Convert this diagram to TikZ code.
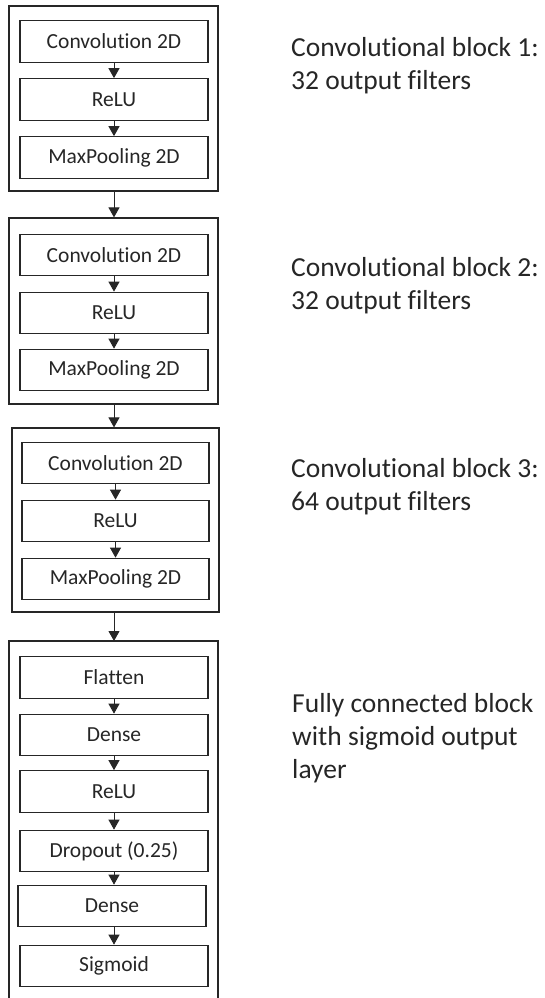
\documentclass[tikz,border=0pt]{standalone}
\usepackage{fontspec}
\setmainfont{Carlito}[RawFeature={-liga;-clig;-calt;-dlig}]
\usetikzlibrary{arrows.meta}
\begin{document}
\begin{tikzpicture}[x=1pt,y=-1pt,
  layer/.style={draw=black!85, line width=1.2pt, minimum width=188pt, minimum height=41.5pt, inner sep=0pt, font=\fontsize{21.5}{26}\selectfont, text=black!85},
  blockbox/.style={draw=black!85, line width=1.2pt, inner sep=0pt},
  flow/.style={draw=black!85, line width=1pt, -{Triangle[width=11pt,length=10pt]}},
  note/.style={anchor=base west, align=left, inner sep=0pt, font=\fontsize{27.5}{33}\selectfont, text=black!85}]
\useasboundingbox (0,0) rectangle (544,998);
% outer blocks
\node[blockbox, minimum width=209pt, minimum height=185pt] (b1) at (113.5,98.5) {};
\node[blockbox, minimum width=209pt, minimum height=186pt] (b2) at (113.5,311) {};
\node[blockbox, minimum width=207pt, minimum height=184pt] (b3) at (115.5,520) {};
\coordinate (b4l) at (9,1002);
\coordinate (b4r) at (218,1002);
\coordinate (b4top) at (114,641);
\draw[blockbox] (b4l) |- (b4r |- b4top) -- (b4r);
% block 1
\node[layer] (c1) at (114,41.5) {Convolution 2D};
\node[layer] (r1) at (114,99.5) {ReLU};
\node[layer] (m1) at (114,157.5) {MaxPooling 2D};
% block 2
\node[layer] (c2) at (114,255) {Convolution 2D};
\node[layer] (r2) at (114,313) {ReLU};
\node[layer] (m2) at (114,370) {MaxPooling 2D};
% block 3
\node[layer, minimum width=187pt] (c3) at (115.5,463) {Convolution 2D};
\node[layer, minimum width=187pt] (r3) at (115.5,521) {ReLU};
\node[layer, minimum width=187pt] (m3) at (115.5,579) {MaxPooling 2D};
% block 4
\node[layer] (fl) at (114,677.5) {Flatten};
\node[layer] (d1) at (114,735) {Dense};
\node[layer] (r4) at (114,791.5) {ReLU};
\node[layer] (dr) at (114,851) {Dropout (0.25)};
\node[layer] (d2) at (112,906) {Dense};
\node[layer] (sg) at (114,966) {Sigmoid};
% arrows inside blocks
\draw[flow] (c1) -- (r1);
\draw[flow] (r1) -- (m1);
\draw[flow] (c2) -- (r2);
\draw[flow] (r2) -- (m2);
\draw[flow] (c3) -- (r3);
\draw[flow] (r3) -- (m3);
\draw[flow] (fl) -- (d1);
\draw[flow] (d1) -- (r4);
\draw[flow] (r4) -- (dr);
\draw[flow] (dr.south) -- (dr.south |- d2.north);
\draw[flow] (d2.south -| sg.north) -- (sg.north);
% arrows between blocks
\draw[flow] (b1.south -| c1.south) -- (b2.north -| c1.south);
\draw[flow] (b2.south -| c2.south) -- (b3.north -| c2.south);
\draw[flow] (b3.south -| c2.south) -- (b4top);
% descriptions
\node[note] (t1) at (291,89) {Convolutional block 1:\\32 output filters};
\node[note] (t2) at (291,309) {Convolutional block 2:\\32 output filters};
\node[note] (t3) at (291,510) {Convolutional block 3:\\64 output filters};
\node[note] (t4) at (292,778) {Fully connected block\\with sigmoid output\\layer};
\end{tikzpicture}
\end{document}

GIVEN INSTRUCTION: The data should be printed again unchanged; leave its pictures out.

RESULT FOR THIS TASK:
Convert this diagram to TikZ code.
\documentclass[tikz,border=0pt]{standalone}
\usepackage{fontspec}
\setmainfont{Carlito}[RawFeature={-liga;-clig;-calt;-dlig}]
\usetikzlibrary{arrows.meta}
\begin{document}
\begin{tikzpicture}[x=1pt,y=-1pt,
  layer/.style={draw=black!85, line width=1.2pt, minimum width=188pt, minimum height=41.5pt, inner sep=0pt, font=\fontsize{21.5}{26}\selectfont, text=black!85},
  blockbox/.style={draw=black!85, line width=1.2pt, inner sep=0pt},
  flow/.style={draw=black!85, line width=1pt, -{Triangle[width=11pt,length=10pt]}},
  note/.style={anchor=base west, align=left, inner sep=0pt, font=\fontsize{27.5}{33}\selectfont, text=black!85}]
\useasboundingbox (0,0) rectangle (544,998);
% outer blocks
\node[blockbox, minimum width=209pt, minimum height=185pt] (b1) at (113.5,98.5) {};
\node[blockbox, minimum width=209pt, minimum height=186pt] (b2) at (113.5,311) {};
\node[blockbox, minimum width=207pt, minimum height=184pt] (b3) at (115.5,520) {};
\coordinate (b4l) at (9,1002);
\coordinate (b4r) at (218,1002);
\coordinate (b4top) at (114,641);
\draw[blockbox] (b4l) |- (b4r |- b4top) -- (b4r);
% block 1
\node[layer] (c1) at (114,41.5) {Convolution 2D};
\node[layer] (r1) at (114,99.5) {ReLU};
\node[layer] (m1) at (114,157.5) {MaxPooling 2D};
% block 2
\node[layer] (c2) at (114,255) {Convolution 2D};
\node[layer] (r2) at (114,313) {ReLU};
\node[layer] (m2) at (114,370) {MaxPooling 2D};
% block 3
\node[layer, minimum width=187pt] (c3) at (115.5,463) {Convolution 2D};
\node[layer, minimum width=187pt] (r3) at (115.5,521) {ReLU};
\node[layer, minimum width=187pt] (m3) at (115.5,579) {MaxPooling 2D};
% block 4
\node[layer] (fl) at (114,677.5) {Flatten};
\node[layer] (d1) at (114,735) {Dense};
\node[layer] (r4) at (114,791.5) {ReLU};
\node[layer] (dr) at (114,851) {Dropout (0.25)};
\node[layer] (d2) at (112,906) {Dense};
\node[layer] (sg) at (114,966) {Sigmoid};
% arrows inside blocks
\draw[flow] (c1) -- (r1);
\draw[flow] (r1) -- (m1);
\draw[flow] (c2) -- (r2);
\draw[flow] (r2) -- (m2);
\draw[flow] (c3) -- (r3);
\draw[flow] (r3) -- (m3);
\draw[flow] (fl) -- (d1);
\draw[flow] (d1) -- (r4);
\draw[flow] (r4) -- (dr);
\draw[flow] (dr.south) -- (dr.south |- d2.north);
\draw[flow] (d2.south -| sg.north) -- (sg.north);
% arrows between blocks
\draw[flow] (b1.south -| c1.south) -- (b2.north -| c1.south);
\draw[flow] (b2.south -| c2.south) -- (b3.north -| c2.south);
\draw[flow] (b3.south -| c2.south) -- (b4top);
% descriptions
\node[note] (t1) at (291,89) {Convolutional block 1:\\32 output filters};
\node[note] (t2) at (291,309) {Convolutional block 2:\\32 output filters};
\node[note] (t3) at (291,510) {Convolutional block 3:\\64 output filters};
\node[note] (t4) at (292,778) {Fully connected block\\with sigmoid output\\layer};
\end{tikzpicture}
\end{document}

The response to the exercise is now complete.